### [Extracted information]
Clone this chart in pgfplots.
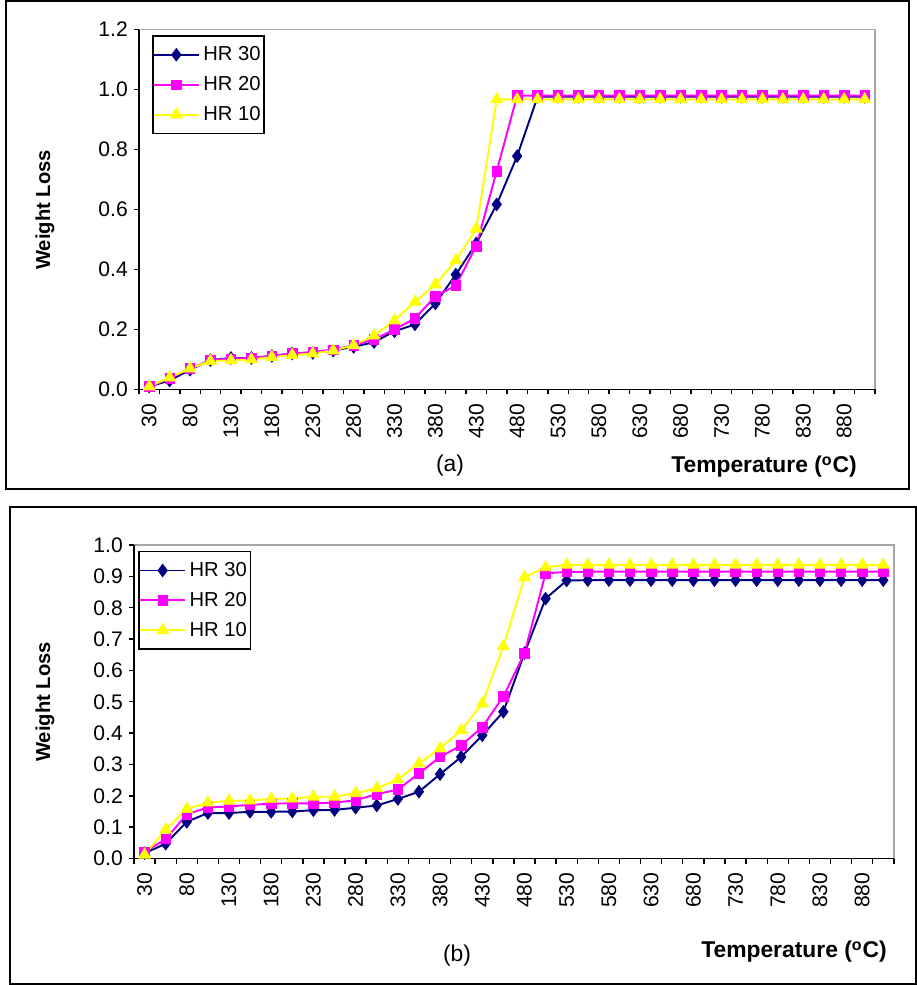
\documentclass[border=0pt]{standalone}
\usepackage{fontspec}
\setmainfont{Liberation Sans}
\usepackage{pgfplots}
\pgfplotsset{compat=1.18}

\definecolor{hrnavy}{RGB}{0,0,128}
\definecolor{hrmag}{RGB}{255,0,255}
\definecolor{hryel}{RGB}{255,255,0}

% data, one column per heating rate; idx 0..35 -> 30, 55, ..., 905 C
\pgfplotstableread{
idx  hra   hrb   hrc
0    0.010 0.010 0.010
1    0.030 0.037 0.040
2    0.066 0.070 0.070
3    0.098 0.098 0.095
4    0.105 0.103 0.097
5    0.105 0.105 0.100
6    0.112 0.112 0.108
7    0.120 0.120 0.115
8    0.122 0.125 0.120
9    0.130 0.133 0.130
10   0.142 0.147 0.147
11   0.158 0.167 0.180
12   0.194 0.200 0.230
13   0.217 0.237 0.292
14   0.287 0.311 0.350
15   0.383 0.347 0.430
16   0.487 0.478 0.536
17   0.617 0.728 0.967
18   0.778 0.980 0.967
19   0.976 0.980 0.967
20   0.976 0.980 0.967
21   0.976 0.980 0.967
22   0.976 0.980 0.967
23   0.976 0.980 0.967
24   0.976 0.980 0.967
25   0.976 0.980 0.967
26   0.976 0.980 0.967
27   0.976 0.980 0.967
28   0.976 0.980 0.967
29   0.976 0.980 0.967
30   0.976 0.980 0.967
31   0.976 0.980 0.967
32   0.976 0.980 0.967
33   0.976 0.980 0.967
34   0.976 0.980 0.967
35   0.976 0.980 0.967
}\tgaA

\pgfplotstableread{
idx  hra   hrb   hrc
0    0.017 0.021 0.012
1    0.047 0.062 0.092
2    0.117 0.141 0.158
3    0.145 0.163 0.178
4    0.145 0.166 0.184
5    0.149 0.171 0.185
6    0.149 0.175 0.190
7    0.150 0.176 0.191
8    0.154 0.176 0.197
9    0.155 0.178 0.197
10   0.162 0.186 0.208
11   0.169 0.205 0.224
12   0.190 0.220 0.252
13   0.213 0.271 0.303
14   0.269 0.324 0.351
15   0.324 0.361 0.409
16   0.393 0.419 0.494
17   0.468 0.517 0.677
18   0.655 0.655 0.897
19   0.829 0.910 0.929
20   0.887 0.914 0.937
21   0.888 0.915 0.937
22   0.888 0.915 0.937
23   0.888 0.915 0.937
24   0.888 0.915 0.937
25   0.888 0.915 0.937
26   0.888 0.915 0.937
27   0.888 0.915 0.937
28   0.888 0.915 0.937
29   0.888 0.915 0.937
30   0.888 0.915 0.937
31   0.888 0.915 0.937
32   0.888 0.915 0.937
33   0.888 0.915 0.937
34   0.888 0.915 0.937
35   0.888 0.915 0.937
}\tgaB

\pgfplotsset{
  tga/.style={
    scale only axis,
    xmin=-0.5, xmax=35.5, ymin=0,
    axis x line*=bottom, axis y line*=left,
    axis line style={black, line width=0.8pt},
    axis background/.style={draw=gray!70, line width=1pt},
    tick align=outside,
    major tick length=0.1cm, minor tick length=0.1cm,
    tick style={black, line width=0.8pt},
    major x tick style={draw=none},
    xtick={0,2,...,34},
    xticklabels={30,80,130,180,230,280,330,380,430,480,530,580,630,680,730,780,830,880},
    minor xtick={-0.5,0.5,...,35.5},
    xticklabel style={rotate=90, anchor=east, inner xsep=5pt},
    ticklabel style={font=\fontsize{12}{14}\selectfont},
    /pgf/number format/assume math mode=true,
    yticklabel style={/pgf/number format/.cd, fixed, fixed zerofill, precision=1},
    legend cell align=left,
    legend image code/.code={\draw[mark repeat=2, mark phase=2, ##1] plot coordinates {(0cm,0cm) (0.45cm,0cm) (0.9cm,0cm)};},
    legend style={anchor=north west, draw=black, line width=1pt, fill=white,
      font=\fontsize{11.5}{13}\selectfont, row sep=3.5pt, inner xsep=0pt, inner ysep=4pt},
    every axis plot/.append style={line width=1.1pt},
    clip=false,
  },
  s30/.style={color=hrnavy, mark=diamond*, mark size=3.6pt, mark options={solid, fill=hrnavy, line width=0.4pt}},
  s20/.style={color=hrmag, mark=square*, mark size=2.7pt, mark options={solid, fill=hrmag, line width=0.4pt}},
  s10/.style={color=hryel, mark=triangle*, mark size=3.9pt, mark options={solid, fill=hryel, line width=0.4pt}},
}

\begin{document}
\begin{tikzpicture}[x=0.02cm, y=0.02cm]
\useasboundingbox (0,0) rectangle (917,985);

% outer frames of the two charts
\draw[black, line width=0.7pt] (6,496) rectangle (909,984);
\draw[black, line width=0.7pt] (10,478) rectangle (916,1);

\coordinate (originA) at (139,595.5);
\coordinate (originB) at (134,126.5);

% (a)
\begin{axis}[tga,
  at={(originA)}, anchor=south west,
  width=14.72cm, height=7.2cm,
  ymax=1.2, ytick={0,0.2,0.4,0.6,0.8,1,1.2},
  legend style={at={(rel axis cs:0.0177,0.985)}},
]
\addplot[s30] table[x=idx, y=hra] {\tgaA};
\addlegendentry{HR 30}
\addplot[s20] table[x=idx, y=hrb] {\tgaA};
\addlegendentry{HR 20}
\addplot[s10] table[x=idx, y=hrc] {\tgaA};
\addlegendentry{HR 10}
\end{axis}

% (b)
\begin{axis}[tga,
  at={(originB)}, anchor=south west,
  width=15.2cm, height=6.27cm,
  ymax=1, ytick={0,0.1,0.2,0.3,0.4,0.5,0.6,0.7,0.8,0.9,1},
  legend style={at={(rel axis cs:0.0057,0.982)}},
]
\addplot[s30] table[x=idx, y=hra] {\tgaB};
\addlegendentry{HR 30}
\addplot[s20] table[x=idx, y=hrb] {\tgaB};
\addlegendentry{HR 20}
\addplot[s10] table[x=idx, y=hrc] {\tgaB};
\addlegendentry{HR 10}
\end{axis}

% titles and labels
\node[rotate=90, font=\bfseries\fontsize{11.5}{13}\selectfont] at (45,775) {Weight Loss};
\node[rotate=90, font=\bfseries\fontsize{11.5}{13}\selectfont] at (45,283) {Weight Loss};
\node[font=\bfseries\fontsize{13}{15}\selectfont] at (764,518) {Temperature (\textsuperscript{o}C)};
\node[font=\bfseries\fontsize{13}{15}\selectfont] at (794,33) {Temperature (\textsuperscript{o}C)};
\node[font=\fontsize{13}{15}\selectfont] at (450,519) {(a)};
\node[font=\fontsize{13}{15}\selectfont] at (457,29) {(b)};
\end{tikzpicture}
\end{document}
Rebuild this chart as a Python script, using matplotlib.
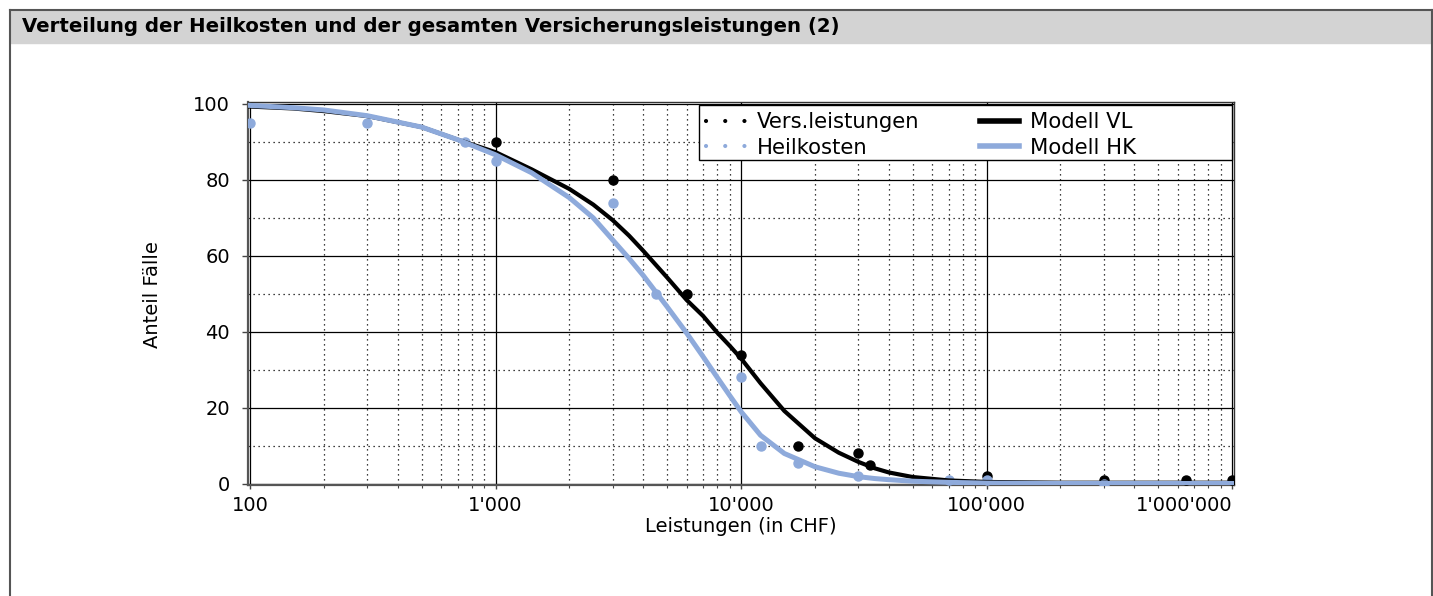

### [Given instruction]
Reproduce each line exactly, please, except for any pictures.

### [Reply to the task]
Clone this chart in pgfplots.
\documentclass[border=0pt]{standalone}
\usepackage{fontspec}
\setmainfont{Liberation Sans}
\usepackage{pgfplots}
\pgfplotsset{compat=1.18}

\definecolor{hrnavy}{RGB}{0,0,128}
\definecolor{hrmag}{RGB}{255,0,255}
\definecolor{hryel}{RGB}{255,255,0}

% data, one column per heating rate; idx 0..35 -> 30, 55, ..., 905 C
\pgfplotstableread{
idx  hra   hrb   hrc
0    0.010 0.010 0.010
1    0.030 0.037 0.040
2    0.066 0.070 0.070
3    0.098 0.098 0.095
4    0.105 0.103 0.097
5    0.105 0.105 0.100
6    0.112 0.112 0.108
7    0.120 0.120 0.115
8    0.122 0.125 0.120
9    0.130 0.133 0.130
10   0.142 0.147 0.147
11   0.158 0.167 0.180
12   0.194 0.200 0.230
13   0.217 0.237 0.292
14   0.287 0.311 0.350
15   0.383 0.347 0.430
16   0.487 0.478 0.536
17   0.617 0.728 0.967
18   0.778 0.980 0.967
19   0.976 0.980 0.967
20   0.976 0.980 0.967
21   0.976 0.980 0.967
22   0.976 0.980 0.967
23   0.976 0.980 0.967
24   0.976 0.980 0.967
25   0.976 0.980 0.967
26   0.976 0.980 0.967
27   0.976 0.980 0.967
28   0.976 0.980 0.967
29   0.976 0.980 0.967
30   0.976 0.980 0.967
31   0.976 0.980 0.967
32   0.976 0.980 0.967
33   0.976 0.980 0.967
34   0.976 0.980 0.967
35   0.976 0.980 0.967
}\tgaA

\pgfplotstableread{
idx  hra   hrb   hrc
0    0.017 0.021 0.012
1    0.047 0.062 0.092
2    0.117 0.141 0.158
3    0.145 0.163 0.178
4    0.145 0.166 0.184
5    0.149 0.171 0.185
6    0.149 0.175 0.190
7    0.150 0.176 0.191
8    0.154 0.176 0.197
9    0.155 0.178 0.197
10   0.162 0.186 0.208
11   0.169 0.205 0.224
12   0.190 0.220 0.252
13   0.213 0.271 0.303
14   0.269 0.324 0.351
15   0.324 0.361 0.409
16   0.393 0.419 0.494
17   0.468 0.517 0.677
18   0.655 0.655 0.897
19   0.829 0.910 0.929
20   0.887 0.914 0.937
21   0.888 0.915 0.937
22   0.888 0.915 0.937
23   0.888 0.915 0.937
24   0.888 0.915 0.937
25   0.888 0.915 0.937
26   0.888 0.915 0.937
27   0.888 0.915 0.937
28   0.888 0.915 0.937
29   0.888 0.915 0.937
30   0.888 0.915 0.937
31   0.888 0.915 0.937
32   0.888 0.915 0.937
33   0.888 0.915 0.937
34   0.888 0.915 0.937
35   0.888 0.915 0.937
}\tgaB

\pgfplotsset{
  tga/.style={
    scale only axis,
    xmin=-0.5, xmax=35.5, ymin=0,
    axis x line*=bottom, axis y line*=left,
    axis line style={black, line width=0.8pt},
    axis background/.style={draw=gray!70, line width=1pt},
    tick align=outside,
    major tick length=0.1cm, minor tick length=0.1cm,
    tick style={black, line width=0.8pt},
    major x tick style={draw=none},
    xtick={0,2,...,34},
    xticklabels={30,80,130,180,230,280,330,380,430,480,530,580,630,680,730,780,830,880},
    minor xtick={-0.5,0.5,...,35.5},
    xticklabel style={rotate=90, anchor=east, inner xsep=5pt},
    ticklabel style={font=\fontsize{12}{14}\selectfont},
    /pgf/number format/assume math mode=true,
    yticklabel style={/pgf/number format/.cd, fixed, fixed zerofill, precision=1},
    legend cell align=left,
    legend image code/.code={\draw[mark repeat=2, mark phase=2, ##1] plot coordinates {(0cm,0cm) (0.45cm,0cm) (0.9cm,0cm)};},
    legend style={anchor=north west, draw=black, line width=1pt, fill=white,
      font=\fontsize{11.5}{13}\selectfont, row sep=3.5pt, inner xsep=0pt, inner ysep=4pt},
    every axis plot/.append style={line width=1.1pt},
    clip=false,
  },
  s30/.style={color=hrnavy, mark=diamond*, mark size=3.6pt, mark options={solid, fill=hrnavy, line width=0.4pt}},
  s20/.style={color=hrmag, mark=square*, mark size=2.7pt, mark options={solid, fill=hrmag, line width=0.4pt}},
  s10/.style={color=hryel, mark=triangle*, mark size=3.9pt, mark options={solid, fill=hryel, line width=0.4pt}},
}

\begin{document}
\begin{tikzpicture}[x=0.02cm, y=0.02cm]
\useasboundingbox (0,0) rectangle (917,985);

% outer frames of the two charts
\draw[black, line width=0.7pt] (6,496) rectangle (909,984);
\draw[black, line width=0.7pt] (10,478) rectangle (916,1);

\coordinate (originA) at (139,595.5);
\coordinate (originB) at (134,126.5);

% (a)
\begin{axis}[tga,
  at={(originA)}, anchor=south west,
  width=14.72cm, height=7.2cm,
  ymax=1.2, ytick={0,0.2,0.4,0.6,0.8,1,1.2},
  legend style={at={(rel axis cs:0.0177,0.985)}},
]
\addplot[s30] table[x=idx, y=hra] {\tgaA};
\addlegendentry{HR 30}
\addplot[s20] table[x=idx, y=hrb] {\tgaA};
\addlegendentry{HR 20}
\addplot[s10] table[x=idx, y=hrc] {\tgaA};
\addlegendentry{HR 10}
\end{axis}

% (b)
\begin{axis}[tga,
  at={(originB)}, anchor=south west,
  width=15.2cm, height=6.27cm,
  ymax=1, ytick={0,0.1,0.2,0.3,0.4,0.5,0.6,0.7,0.8,0.9,1},
  legend style={at={(rel axis cs:0.0057,0.982)}},
]
\addplot[s30] table[x=idx, y=hra] {\tgaB};
\addlegendentry{HR 30}
\addplot[s20] table[x=idx, y=hrb] {\tgaB};
\addlegendentry{HR 20}
\addplot[s10] table[x=idx, y=hrc] {\tgaB};
\addlegendentry{HR 10}
\end{axis}

% titles and labels
\node[rotate=90, font=\bfseries\fontsize{11.5}{13}\selectfont] at (45,775) {Weight Loss};
\node[rotate=90, font=\bfseries\fontsize{11.5}{13}\selectfont] at (45,283) {Weight Loss};
\node[font=\bfseries\fontsize{13}{15}\selectfont] at (764,518) {Temperature (\textsuperscript{o}C)};
\node[font=\bfseries\fontsize{13}{15}\selectfont] at (794,33) {Temperature (\textsuperscript{o}C)};
\node[font=\fontsize{13}{15}\selectfont] at (450,519) {(a)};
\node[font=\fontsize{13}{15}\selectfont] at (457,29) {(b)};
\end{tikzpicture}
\end{document}
Rebuild this chart as a Python script, using matplotlib.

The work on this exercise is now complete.